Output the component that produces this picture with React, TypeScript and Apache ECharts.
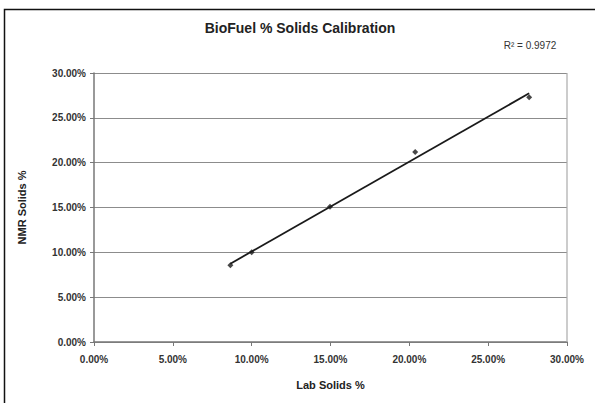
import React, { useEffect, useRef } from "react";
import * as echarts from "echarts";

const labSolids = [8.65, 10.0, 14.97, 20.37, 27.6];
const nmrSolids = [8.55, 10.0, 15.07, 21.2, 27.3];
const titleText = "BioFuel % Solids Calibration";
const rSquaredText = "R² = 0.9972";
const xAxisName = "Lab Solids %";
const yAxisName = "NMR Solids %";

function linearFit(xs: number[], ys: number[]) {
  const n = xs.length;
  const mx = xs.reduce((a, b) => a + b, 0) / n;
  const my = ys.reduce((a, b) => a + b, 0) / n;
  let sxy = 0, sxx = 0;
  for (let i = 0; i < n; i++) {
    sxy += (xs[i] - mx) * (ys[i] - my);
    sxx += (xs[i] - mx) * (xs[i] - mx);
  }
  const slope = sxy / sxx;
  return { slope, intercept: my - slope * mx };
}

export default function App() {
  const ref = useRef<HTMLDivElement>(null);
  useEffect(() => {
    if (!ref.current) return;
    const chart = echarts.init(ref.current, null, { renderer: "svg" });
    const fit = linearFit(labSolids, nmrSolids);
    const xMin = Math.min(...labSolids);
    const xMax = Math.max(...labSolids);
    const trend = [
      [xMin, fit.slope * xMin + fit.intercept],
      [xMax, fit.slope * xMax + fit.intercept],
    ];
    const font = "'Liberation Sans', Arial, sans-serif";
    const fmt = (v: number) => v.toFixed(2) + "%";
    chart.setOption({
      animation: false,
      backgroundColor: "#ffffff",
      graphic: [
        {
          type: "rect",
          shape: { x: 4.5, y: 9.5, width: 620, height: 420 },
          style: { fill: "none", stroke: "#111", lineWidth: 1.5 },
          z: -1,
        },
        {
          type: "text",
          x: 300,
          y: 28,
          style: {
            text: titleText,
            font: `bold 14px ${font}`,
            fill: "#222",
            align: "center",
            verticalAlign: "middle",
          },
        },
        {
          type: "text",
          x: 530,
          y: 45,
          style: {
            text: rSquaredText,
            font: `10px ${font}`,
            fill: "#333",
            align: "center",
            verticalAlign: "middle",
          },
        },
      ],
      grid: { left: 94, right: 28, top: 73, bottom: 61 },
      xAxis: {
        type: "value",
        min: 0,
        max: 30,
        interval: 5,
        name: xAxisName,
        nameLocation: "middle",
        nameGap: 37,
        nameTextStyle: { fontFamily: font, fontWeight: "bold", fontSize: 11, color: "#222" },
        axisLine: { show: true, lineStyle: { color: "#777", width: 1.5 } },
        axisTick: { show: true, length: 4, lineStyle: { color: "#777" } },
        axisLabel: {
          formatter: fmt,
          fontFamily: font,
          fontWeight: "bold",
          fontSize: 10,
          color: "#333",
          margin: 12,
        },
        splitLine: { show: false },
      },
      yAxis: {
        type: "value",
        min: 0,
        max: 30,
        interval: 5,
        name: yAxisName,
        nameLocation: "middle",
        nameGap: 67,
        nameRotate: 90,
        nameTextStyle: { fontFamily: font, fontWeight: "bold", fontSize: 11, color: "#222" },
        axisLine: { show: true, lineStyle: { color: "#777", width: 1.5 } },
        axisTick: { show: true, length: 4, lineStyle: { color: "#777" } },
        axisLabel: {
          formatter: fmt,
          fontFamily: font,
          fontWeight: "bold",
          fontSize: 10,
          color: "#333",
          margin: 8,
        },
        splitLine: { show: true, lineStyle: { color: "#8c8c8c", width: 1.2 } },
      },
      series: [
        {
          type: "line",
          data: trend,
          symbol: "none",
          lineStyle: { color: "#1a1a1a", width: 1.8 },
          z: 2,
        },
        {
          type: "scatter",
          data: labSolids.map((x, i) => [x, nmrSolids[i]]),
          symbol: "diamond",
          symbolSize: 6,
          itemStyle: { color: "#1a1a1a" },
          z: 3,
        },
        {
          type: "line",
          data: [[30, 0], [30, 30]],
          symbol: "none",
          lineStyle: { color: "#aaa", width: 1.2 },
          silent: true,
        },
      ],
    });
    return () => chart.dispose();
  }, []);
  return (
    <div
      ref={ref}
      style={{ position: "fixed", left: 0, top: 0, width: 595, height: 403 }}
    />
  );
}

###

Using the listing above, state the number of lines that hold "React", with no other text.

2